It wasn’t that long ago that the Big Four networks put out the Gone Fishin’ sign at season’s end, filling summer with reruns of their comedies and dramas.
But in the DVR era, people have largely stopped watching repeats — of both current network shows and off-net syndicated series on cable — and networks of all stripes have stepped up their output of originals to keep ratings from tumbling.
If 40 is the new 30, and orange can be the new black, why can’t summer be the new September? It certainly feels like it, because there will be a smorgasbord of scripted series rolling out the next couple of months.
A Variety analysis of summer schedules found that in the two-month period from May 20 to July 20, an unprecedented 29 scripted series are premiering across a total of 14 broadcast and cable networks — comparable to the 27 scripted series that bowed (mostly on the broadcast nets) in a similar window last fall (Sept. 15-Nov. 15).
But the new comedies and dramas aren’t even half of the scripted options for viewers, as 30 returning shows (across 17 networks) will also air. Add in three Netflix series, and a whopping 62 new and returning scripted skeins will premiere between the night of “The Voice” finale and Major League Baseball’s All-Star game.
“Six Feet Under,” “Monk” and “The Closer” all broke out in part because of a dearth of competition during summer.

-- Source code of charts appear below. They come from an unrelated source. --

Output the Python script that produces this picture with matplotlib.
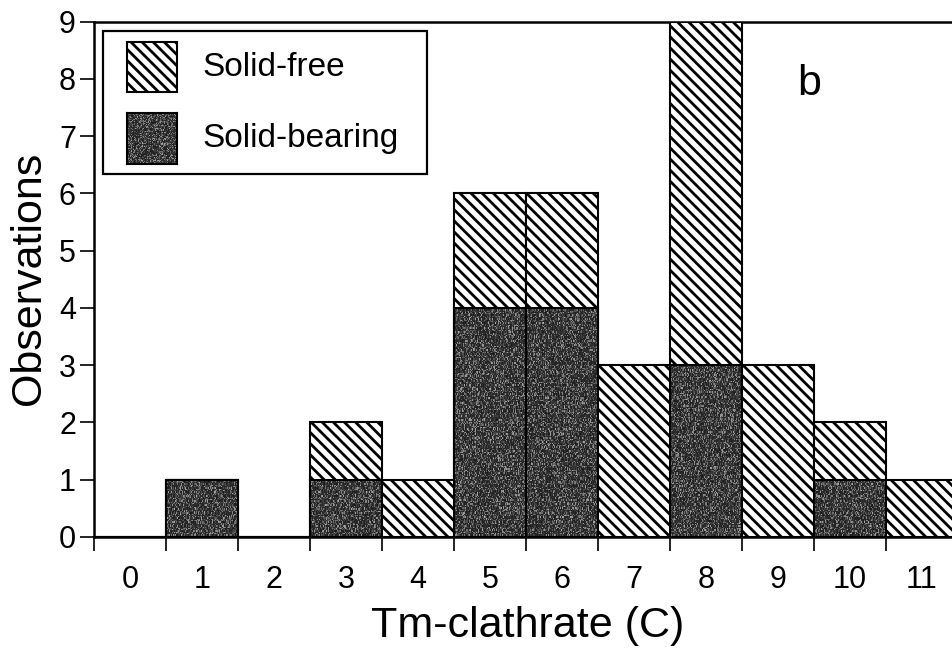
import numpy as np
import matplotlib
matplotlib.use("Agg")
import matplotlib.pyplot as plt
from matplotlib.patches import Rectangle

plt.rcParams['font.family'] = ['Liberation Sans', 'DejaVu Sans']
plt.rcParams['hatch.linewidth'] = 2.0
plt.rcParams['hatch.color'] = 'black'

# Tm-clathrate bins (C) and observation counts
categories = [0, 1, 2, 3, 4, 5, 6, 7, 8, 9, 10, 11]
solid_bearing = [0, 1, 0, 1, 0, 4, 4, 0, 3, 0, 1, 0]
solid_free = [0, 0, 0, 1, 1, 2, 2, 3, 6, 3, 1, 1]
y_ticks = [0, 1, 2, 3, 4, 5, 6, 7, 8, 9]

W, H = 953, 651
fig = plt.figure(figsize=(W / 100, H / 100), dpi=100)

def fx(px):
    return px / W

def fy(py):
    return 1 - py / H

ax = fig.add_axes([fx(94), 114 / H, 864 / W, 515.5 / H])
ax.set_xlim(-0.5, 11.5)
ax.set_ylim(0, 9)

edge_lw = 1.5
free_style = dict(facecolor='white', edgecolor='black', hatch='\\\\\\', linewidth=edge_lw)
bearing_style = dict(facecolor='#333333', edgecolor='black', linewidth=edge_lw)

# grainy dark fill for the solid-bearing bars
rng = np.random.default_rng(7)
grain = rng.random((400, 900))
grain = 0.10 + 0.50 * grain ** 3 + 0.08 * rng.random((400, 900))

x = np.array(categories, dtype=float)
bb = ax.bar(x, solid_bearing, width=1.0, zorder=2, **bearing_style)
for rect, v in zip(bb, solid_bearing):
    if v > 0:
        im = ax.imshow(grain, cmap='gray', vmin=0, vmax=1, extent=(-0.5, 11.5, 0, 9),
                       aspect='auto', interpolation='nearest', zorder=2.5)
        im.set_clip_path(rect)
        outline = Rectangle(rect.get_xy(), rect.get_width(), rect.get_height(),
                            fill=False, edgecolor='black', linewidth=edge_lw, zorder=3)
        ax.add_patch(outline)
ax.bar(x, solid_free, width=1.0, bottom=solid_bearing, zorder=3, **free_style)

# axes styling
for side in ['left', 'bottom', 'top']:
    ax.spines[side].set_linewidth(1.8)
ax.spines['right'].set_visible(False)
ax.set_xticks(x)
ax.set_xticklabels([str(c) for c in categories])
ax.set_xticks(np.arange(-0.5, 11.6, 1.0), minor=True)
ax.tick_params(axis='x', which='major', length=0, pad=20, labelsize=22)
ax.tick_params(axis='x', which='minor', length=10, width=1.2, direction='out')
ax.set_yticks(y_ticks)
ax.tick_params(axis='y', which='major', length=10, width=1.2, pad=3, labelsize=22)

fig.text(fx(528), fy(626), 'Tm-clathrate (C)', fontsize=31, ha='center', va='center')
fig.text(fx(29), fy(278), 'Observations', fontsize=31, ha='center', va='center', rotation=90)
fig.text(fx(809), fy(84), 'b', fontsize=31, ha='center', va='center')

# legend box
legend_box = Rectangle((fx(103), fy(174)), fx(427) - fx(103), fy(31) - fy(174),
                       transform=fig.transFigure, facecolor='white', edgecolor='black',
                       linewidth=1.6, zorder=5)
fig.patches.append(legend_box)
h_free = Rectangle((fx(127), fy(92)), fx(177) - fx(127), fy(42) - fy(92),
                   transform=fig.transFigure, zorder=6, **free_style)
fig.patches.append(h_free)

# solid-bearing legend swatch with the same grainy fill
sw = fig.add_axes([fx(127), fy(164), fx(177) - fx(127), fy(113) - fy(164)], zorder=8)
sw.imshow(grain[:60, :60], cmap='gray', vmin=0, vmax=1, aspect='auto', interpolation='nearest')
sw.set_xticks([])
sw.set_yticks([])
for s in sw.spines.values():
    s.set_linewidth(edge_lw)

fig.text(fx(202), fy(68), 'Solid-free', fontsize=24, ha='left', va='center', zorder=7)
fig.text(fx(202), fy(138), 'Solid-bearing', fontsize=24, ha='left', va='center', zorder=7)

fig.savefig('out.png', dpi=100)
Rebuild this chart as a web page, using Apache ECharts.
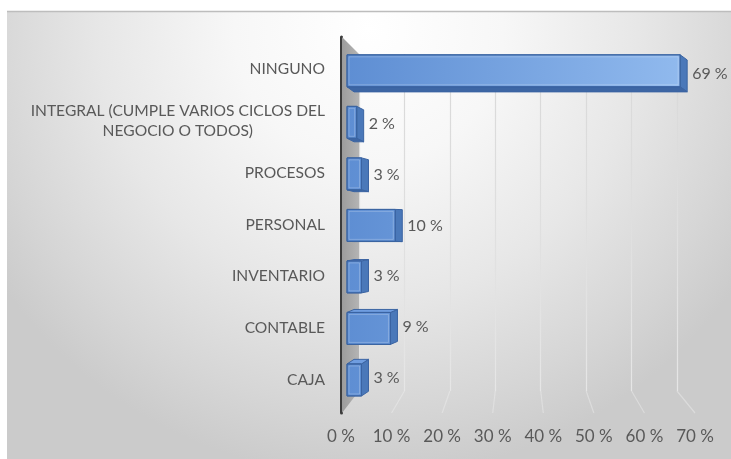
<!DOCTYPE html>
<html>
<head>
<meta charset="utf-8">
<script src="https://cdn.jsdelivr.net/npm/echarts@6/dist/echarts.min.js"></script>
<style>
  html, body { margin: 0; padding: 0; background: #ffffff; }
  #chart { width: 731px; height: 459px; }
</style>
</head>
<body>
<div id="chart"></div>
<script>
// Categories listed top to bottom, with the share (%) of each
const categories = [
  'NINGUNO',
  'INTEGRAL (CUMPLE VARIOS CICLOS DEL\nNEGOCIO O TODOS)',
  'PROCESOS',
  'PERSONAL',
  'INVENTARIO',
  'CONTABLE',
  'CAJA'
];
const values = [69, 2, 3, 10, 3, 9, 3];

// Value axis range and step
const axisMin = 0;
const axisMax = 70;
const axisStep = 10;

const FONT = 'Lato, "Open Sans", sans-serif';
const TEXT_COLOR = '#595959';

// Grid layout: front plane (axis line + tick labels), category labels,
// bar plane, and back wall (gridlines) drawn slightly smaller for depth.
const FRONT = { left: 341, right: 36, top: 37, bottom: 46 };
const LABELS = { left: 341, right: 36, top: 43, bottom: 53 };
const BARS = { left: 347, right: 46, top: 48, bottom: 56 };
const BACK = { left: 359, right: 54, top: 54, bottom: 68 };

const DEPTH_X = 7;        // horizontal offset of a bar's back face
const TILT = 0.032;       // vertical offset of the back face per px from eye level
const FACE_RATIO = 0.63;  // bar front-face height relative to the category band

const chart = echarts.init(document.getElementById('chart'), null, { renderer: 'canvas' });

const frontFill = {
  type: 'linear', x: 347, y: 0, x2: 685, y2: 0, global: true,
  colorStops: [{ offset: 0, color: '#5e8ed3' }, { offset: 1, color: '#91baee' }]
};

function renderBar(params, api) {
  const idx = api.value(0);
  const v = api.value(1);
  const p0 = api.coord([0, idx]);
  const p1 = api.coord([v, idx]);
  const band = api.size([0, 1])[1];
  const cs = params.coordSys;
  const eyeY = cs.y + cs.height * 0.52;
  const h = band * FACE_RATIO;
  const cy = p0[1];
  const dy = (eyeY - cy) * TILT;
  const dx = DEPTH_X;
  const top = cy - h / 2 - dy / 2;
  const bot = top + h;
  const x0 = p0[0];
  const x1 = p1[0];
  const stroke = '#3b64a2';
  const children = [];
  // right side face
  children.push({
    type: 'polygon',
    shape: { points: [[x1, top], [x1 + dx, top + dy], [x1 + dx, bot + dy], [x1, bot]] },
    style: { fill: '#4a78b9', stroke: stroke, lineWidth: 1 }
  });
  // bottom or top face, depending on which side of eye level the bar sits
  if (dy > 0) {
    children.push({
      type: 'polygon',
      shape: { points: [[x0, bot], [x1, bot], [x1 + dx, bot + dy], [x0 + dx, bot + dy]] },
      style: { fill: '#3d66a4', stroke: stroke, lineWidth: 1 }
    });
  } else {
    children.push({
      type: 'polygon',
      shape: { points: [[x0, top], [x1, top], [x1 + dx, top + dy], [x0 + dx, top + dy]] },
      style: { fill: '#6f9de0', stroke: stroke, lineWidth: 1 }
    });
  }
  // front face
  children.push({
    type: 'rect',
    shape: { x: x0, y: top, width: x1 - x0, height: h },
    style: { fill: frontFill, stroke: stroke, lineWidth: 1 }
  });
  // soft inner bevel highlight
  children.push({
    type: 'rect',
    shape: { x: x0 + 2, y: top + 2, width: Math.max(0, x1 - x0 - 4), height: h - 4 },
    style: { fill: 'none', stroke: 'rgba(255,255,255,0.22)', lineWidth: 1 }
  });
  // value label
  children.push({
    type: 'text',
    style: {
      text: v + ' %',
      x: x1 + dx + 5,
      y: cy,
      fill: TEXT_COLOR,
      font: '16px ' + FONT,
      align: 'left',
      verticalAlign: 'middle'
    }
  });
  return { type: 'group', children: children };
}

const barData = categories.map((c, i) => [c, values[i]]);

const option = {
  backgroundColor: '#ffffff',
  animation: false,
  grid: [
    Object.assign({ containLabel: false }, FRONT),
    Object.assign({ containLabel: false }, LABELS),
    Object.assign({ containLabel: false }, BARS),
    Object.assign({ containLabel: false }, BACK)
  ],
  xAxis: [
    {
      gridIndex: 0, type: 'value', min: axisMin, max: axisMax, interval: axisStep,
      axisLine: { show: false }, axisTick: { show: false }, splitLine: { show: false },
      axisLabel: {
        formatter: '{value} %', color: TEXT_COLOR, fontSize: 17, fontFamily: FONT, margin: 15
      }
    },
    {
      gridIndex: 1, type: 'value', min: axisMin, max: axisMax, show: false
    },
    {
      gridIndex: 2, type: 'value', min: axisMin, max: axisMax, show: false
    },
    {
      gridIndex: 3, type: 'value', min: axisMin, max: axisMax, interval: axisStep,
      axisLine: { show: false }, axisTick: { show: false }, axisLabel: { show: false },
      splitLine: {
        show: true,
        lineStyle: {
          width: 1.2,
          color: {
            type: 'linear', x: 0, y: 0, x2: 0, y2: 1,
            colorStops: [{ offset: 0, color: '#d8d8d8' }, { offset: 1, color: '#e6e6e6' }]
          }
        }
      }
    }
  ],
  yAxis: [
    {
      gridIndex: 0, type: 'category', data: categories, inverse: true,
      axisLine: { show: true, lineStyle: { color: '#3c3c3c', width: 3 } },
      axisTick: { show: false }, axisLabel: { show: false }, splitLine: { show: false }
    },
    {
      gridIndex: 1, type: 'category', data: categories, inverse: true,
      axisLine: { show: false }, axisTick: { show: false }, splitLine: { show: false },
      axisLabel: {
        margin: 16,
        formatter: function (t) { return '{c|' + t + '}'; },
        rich: {
          c: { align: 'center', color: TEXT_COLOR, fontSize: 15.6, fontFamily: FONT, lineHeight: 20 }
        }
      }
    },
    {
      gridIndex: 2, type: 'category', data: categories, inverse: true, show: false
    },
    {
      gridIndex: 3, type: 'category', data: categories, inverse: true, show: false
    }
  ],
  graphic: {
    elements: [
      {
        id: 'panel', type: 'rect', z: -10, silent: true,
        shape: { x: 7, y: 11, width: 724, height: 448 },
        style: {
          fill: {
            type: 'radial', x: 0.5, y: 0.04, r: 1.0,
            colorStops: [
              { offset: 0, color: '#ffffff' },
              { offset: 0.3, color: '#f7f7f7' },
              { offset: 0.6, color: '#e7e7e7' },
              { offset: 0.85, color: '#d6d6d6' },
              { offset: 1, color: '#cbcbcb' }
            ]
          }
        }
      },
      {
        id: 'panelTop', type: 'line', z: -9, silent: true,
        shape: { x1: 7, y1: 11.5, x2: 731, y2: 11.5 },
        style: { stroke: '#bdbdbd', lineWidth: 1.5 }
      }
    ]
  },
  series: [
    {
      type: 'custom',
      xAxisIndex: 2,
      yAxisIndex: 2,
      z: 5,
      encode: { y: 0, x: 1 },
      data: barData,
      renderItem: renderBar
    }
  ]
};

chart.setOption(option);

// Side wall and floor lines joining the back-wall gridlines to the front ticks
const H = 459;
const frontBottom = H - FRONT.bottom;
const backBottom = H - BACK.bottom;
const frontX0 = chart.convertToPixel({ xAxisIndex: 0 }, axisMin);
const backX0 = chart.convertToPixel({ xAxisIndex: 3 }, axisMin);
const extra = [
  {
    id: 'wall', type: 'polygon', z: 1, silent: true,
    shape: {
      points: [
        [frontX0 + 1, FRONT.top], [backX0, BACK.top],
        [backX0, backBottom], [frontX0 + 1, frontBottom]
      ]
    },
    style: {
      fill: {
        type: 'linear', x: 0, y: 0, x2: 1, y2: 0,
        colorStops: [{ offset: 0, color: '#9c9c9c' }, { offset: 1, color: '#b4b4b4' }]
      }
    }
  }
];
for (let v = axisMin + axisStep; v <= axisMax; v += axisStep) {
  extra.push({
    id: 'floor' + v, type: 'line', z: 0, silent: true,
    shape: {
      x1: chart.convertToPixel({ xAxisIndex: 3 }, v), y1: backBottom,
      x2: chart.convertToPixel({ xAxisIndex: 0 }, v), y2: frontBottom
    },
    style: { stroke: 'rgba(240,240,240,0.45)', lineWidth: 1.2 }
  });
}
chart.setOption({ graphic: { elements: extra } });
</script>
</body>
</html>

Those bowing this summer won’t have that luxury.
“It is exponentially more competitive every year,” says Michael Wright, president, head of programming for TNT. “When we launched ‘Closer’ in 2005, it was one of the only originals.”
But now with so many networks in the summer scripted pool, simply getting on viewers’ radars is a challenge.
“Awareness is everything,” he says. “Letting the audience know something is on is our top priority.”
TNT will have the NBA Playoffs as a promotional platform to launch Bochco’s “Murder in the First” on June 9 and Bay’s “The Last Ship” on June 22. And toward the end of summer, on Aug. 13, it will premiere “Legends,” from “Homeland’s” Howard Gordon and Alexander Cary and “Fringe” co-executive producer David Wilcox.
ABC planned on premiering “The Astronaut Wives Club” this summer, but has pushed it to midseason. That still leaves it with “Black Box,” which bowed in late April and will continue into summer, and returnee “Mistresses” (season 2 bowed June 2). The Alphabet will also again air Canadian imports “Motive” (season 2 bowed May 21) and “Rookie Blue” (season 5 premieres June 19).
Fox dramas “24: Live Another Day” (premiered May 5) and “Gang Related” (May 22) will continue into summer, as will NBC’s medical series “The Night Shift” (May 27) and “Crossbones” (May 30), with John Malkovich as Blackbeard.
CBS, which was very light on scripted summer fare up until a couple of years ago, will air four firstrun dramas — including another season of last year’s breakout “Under the Dome.” The series returns June 30, and event series “Extant,” starring Halle Berry, bows July 9.
The Eye also has crimer “Unforgettable” and new legal soap “Reckless,” which kick off the net’s summer scripted splurge as a two-hour Sunday block on June 29.
As it is during the traditional TV season, Sunday will be the summer’s most crowded night of the week for dramas — home to a dozen originals. The list includes returning series “Falling Skies” on TNT (June 22), “True Blood” on HBO (June 22), “Masters of Sex” and “Ray Donovan” on Showtime (both July 13) and “Unforgettable” on CBS.
Among the Sunday newbies: AMC’s “Halt and Catch Fire” (premiered June 1), BBC America’s “The Musketeers” (June 22), TNT’s “The Last Ship” (June 22) and HBO’s “The Leftovers” (June 29).
USA, a network long associated with summer dramas, has the very different duo of “Rush” (about a bad-boy medical fixer) and “Satisfaction” (a look at modern marriage); perhaps because they are unlike anything else on USA, the newbies will air back-to-back on Thursdays, starting July 17.
ABC Family is adding drama “Chasing Life” (June 10) and comedies “Young and Happy” and Jenni Garth-Tori Spelling entry “Mystery Girls” (both on June 25).
On the broadcast comedy front, CW has the new “Backpackers” and “Seed” (both bowing July 14), with the former originally created as a digital series for the CW’s digital studio, CW Seed. NBC served up “Undateable” (May 29) and then tees up “Welcome to Sweden” and “Working the Engels” (July 10).
It won’t be a laughing matter, though, if the networks cannibalize each other in their quest to be original.